Wireshark-dev: Re: [Wireshark-dev] UTF8 vs. locale in error messages (bug 5715)
From: Guy Harris <[email protected]>
Date: Mon, 27 Jun 2011 17:58:35 -0700
On Jun 27, 2011, at 11:54 AM, Stig Bjørlykke wrote:

> When looking at bug 5715 I found that we use both UTF8 (from file
> names) and locale (from strerror()) in the error messages presented
> from simple_dialog().  In vsimple_dialog() we convert all messages
> with g_locale_to_utf8(), which will wrongly convert the file name
> (like in the bug report).  When using Norwegian characters in the file
> name the text in the dialog is empty.

I suspect this wouldn't be an issue on my machine, given that if, on my machine, g_locale_to_utf8() behaves differently from strcpy(), there's either a misconfiguration or a bug in g_locale_to_utf8():

	$ echo $LANG
	en_US.UTF-8

I.e., this issue should, modulo bugs, only show up in locales where the character encoding isn't UTF-8, meaning:

	1) UN*Xes where LANG etc. aren't set to a locale with UTF-8 as the encoding (are you seeing the issue with Norwegian characters on your system?  If so, what's the setting of LANG?);

	2) Windows, where "Unicode" generally means "UTF-16", and APIs that return strings encoded as sequences of octets rather than hexadectets probably return strings in the local code page.

> Any ideas how we should fix this?  Convert all messages from
> strerror() when putting the text into the error string and remove the
> conversion in vsimple_dialog()?

I would say "yes", given that GTK+ uses UTF-8 as the string encoding for all GUI functions, and I think any other toolkit we might use as an alternative would also use some encoding of Unicode (UTF-8 or UTF-16, most likely).

> We have about 240 calls to strerror().

...and, unfortunately, a variant that converts to UTF-8 and is API-compatible is non-trivial, as any version that allocates a buffer for the result of the conversion would leak memory we just globally replaced strerror() with ws_strerror().
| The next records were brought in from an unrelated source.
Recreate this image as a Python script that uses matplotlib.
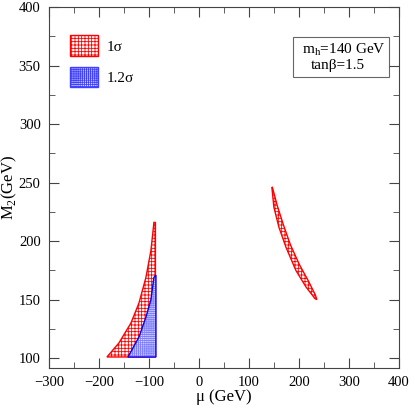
import matplotlib
matplotlib.use('Agg')
import matplotlib.pyplot as plt
from matplotlib.patches import Polygon, Patch, Rectangle

plt.rcParams['font.family'] = ['Liberation Serif', 'DejaVu Serif']
plt.rcParams['hatch.linewidth'] = 0.6

# 1 sigma region, negative mu (closed boundary)
red_neg_mu = [-184, -160, -136, -120, -106, -96, -90, -87, -87]
red_neg_m2 = [101, 113, 130, 147, 169, 192, 216, 216, 101]
# 1.2 sigma region, negative mu
blue_neg_mu = [-142, -120, -106, -96, -90, -86, -86]
blue_neg_m2 = [101, 118, 135, 150, 169, 171, 101]
# 1 sigma band, positive mu (upper edge then lower edge)
red_pos_mu = [147, 157, 169, 183, 201, 219, 233, 236, 232, 214, 194, 174, 160, 150, 146]
red_pos_m2 = [246, 230, 214, 197, 180, 166, 154, 150, 151, 161, 175, 195, 212, 229, 246]

fig = plt.figure(figsize=(4.15, 4.15), dpi=100)
ax = fig.add_axes([0.118, 0.113, 0.843, 0.870])

red_style = dict(facecolor='white', edgecolor='red', hatch='+++++', lw=1.0)
ax.add_patch(Polygon(list(zip(red_neg_mu, red_neg_m2)), closed=True, **red_style))
ax.add_patch(Polygon(list(zip(red_pos_mu, red_pos_m2)), closed=True, **red_style))

# blue: light fine hatch, then a blue outline
blue_pts = list(zip(blue_neg_mu, blue_neg_m2))
ax.add_patch(Polygon(blue_pts, closed=True, facecolor='#e4e4ff', edgecolor='#7f7fff',
                     hatch='++++++++', lw=0))
ax.add_patch(Polygon(blue_pts, closed=True, fill=False, edgecolor='blue', lw=1.0))

ax.set_xlim(-300, 400)
ax.set_ylim(91.5, 400)
ax.set_xticks(range(-300, 401, 100))
ax.set_xticks(range(-250, 400, 100), minor=True)
ax.set_yticks(range(100, 401, 50))
ax.set_yticks(range(125, 400, 50), minor=True)
ax.tick_params(which='both', direction='in', top=True, right=True, labelsize=10.5, color='#444444')
ax.tick_params(which='major', length=7, pad=6)
ax.tick_params(which='minor', length=4)
ax.set_xticklabels(['\u2212300', '\u2212200', '\u2212100', '0', '100', '200', '300', '400'])
for s in ax.spines.values():
    s.set_color('#444444')

ax.set_xlabel('\u03bc (GeV)', fontsize=12, labelpad=0)
ax.set_ylabel('M$_\\mathregular{2}$(GeV)', fontsize=12, labelpad=0)

handles = [Patch(facecolor='white', edgecolor='red', hatch='+++++', label='1\u03c3'),
           Patch(facecolor='#e4e4ff', edgecolor='#4040ff', hatch='++++++++', label='1.2\u03c3')]
ax.legend(handles=handles, loc='upper left', bbox_to_anchor=(0.02, 0.96), frameon=False,
          fontsize=11, handlelength=1.85, handleheight=1.7, labelspacing=0.72, handletextpad=0.55)

ax.add_patch(Rectangle((0.697, 0.805), 0.275, 0.112, transform=ax.transAxes,
                       facecolor='white', edgecolor='#666666', lw=0.8))
ax.text(0.722, 0.872, 'm$_\\mathregular{h}$=140 GeV', transform=ax.transAxes, fontsize=11)
ax.text(0.748, 0.828, 'tan\u03b2=1.5', transform=ax.transAxes, fontsize=11)

fig.savefig('out.png', dpi=100)
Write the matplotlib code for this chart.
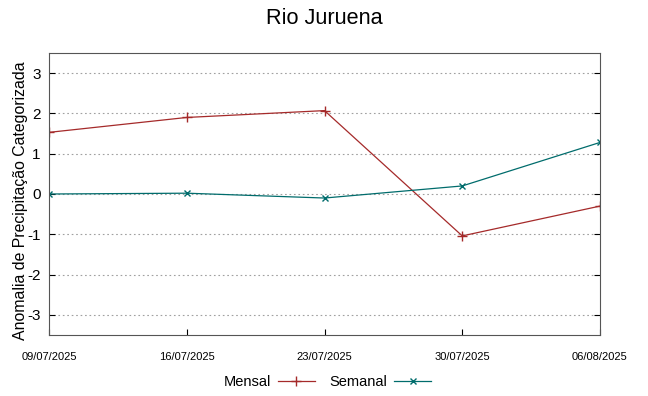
import matplotlib
matplotlib.use("Agg")
import matplotlib.pyplot as plt
import numpy as np
import pandas as pd

plt.rcParams['font.family'] = ['Liberation Sans', 'DejaVu Sans']
plt.rcParams['axes.unicode_minus'] = False

# dados
datas = pd.to_datetime(["2025-07-09", "2025-07-16", "2025-07-23", "2025-07-30", "2025-08-06"])
mensal = [1.53, 1.90, 2.07, -1.04, -0.30]
semanal = [0.0, 0.02, -0.10, 0.20, 1.28]
rotulos = ["09/07/2025", "16/07/2025", "23/07/2025", "30/07/2025", "06/08/2025"]

fig = plt.figure(figsize=(6.48, 3.96), dpi=100)
ax = fig.add_axes([49/648, 1 - 335/396, (600-49)/648, (335-53)/396])

ax.plot(datas, mensal, color="#a52a2a", lw=0.9, marker="+", ms=7, mew=1.0, label="Mensal")
ax.plot(datas, semanal, color="#006c6c", lw=0.9, marker="x", ms=5, mew=1.0, label="Semanal")

ax.set_xlim(datas[0], datas[-1])
ax.set_ylim(-3.5, 3.5)
ax.set_xticks(datas)
ax.set_xticklabels(rotulos, fontsize=8)
ax.set_yticks([-3, -2, -1, 0, 1, 2, 3])
ax.tick_params(axis="y", labelsize=11, direction="in", right=True, length=4, pad=6)
ax.tick_params(axis="x", direction="in", top=False, length=4, pad=12)
ax.grid(True, axis="y", linestyle=(0, (1.5, 2.5)), color="#a0a0a0", lw=0.8)
for s in ax.spines.values():
    s.set_color("#555555")
ax.set_ylabel("Anomalia de Precipitação Categorizada", fontsize=11.4)
ax.yaxis.set_label_coords(-0.038, 0.475)

fig.suptitle("Rio Juruena", fontsize=15.6, y=0.98)
fig.legend(loc="lower center", ncol=2, frameon=False, markerfirst=False,
           fontsize=10.5, bbox_to_anchor=(0.505, -0.015), handlelength=2.5,
           handletextpad=0.5, columnspacing=1.0)

fig.savefig("out.png", dpi=100)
(Of course, strerror() is also not thread-safe, so there might be other reasons to avoid routines with such an API; the latest shiniest Single UNIX Specification has strerror_r(), which takes a buffer that it fills in, which has its own issues (as in "how big a buffer do you need"?), and I don't know how many platforms have it.

But if you're doing enough calls to strerror() that throwing a mutex around strerror() in your wrapper causes performance problems, those performance problems are probably the least of your problems....)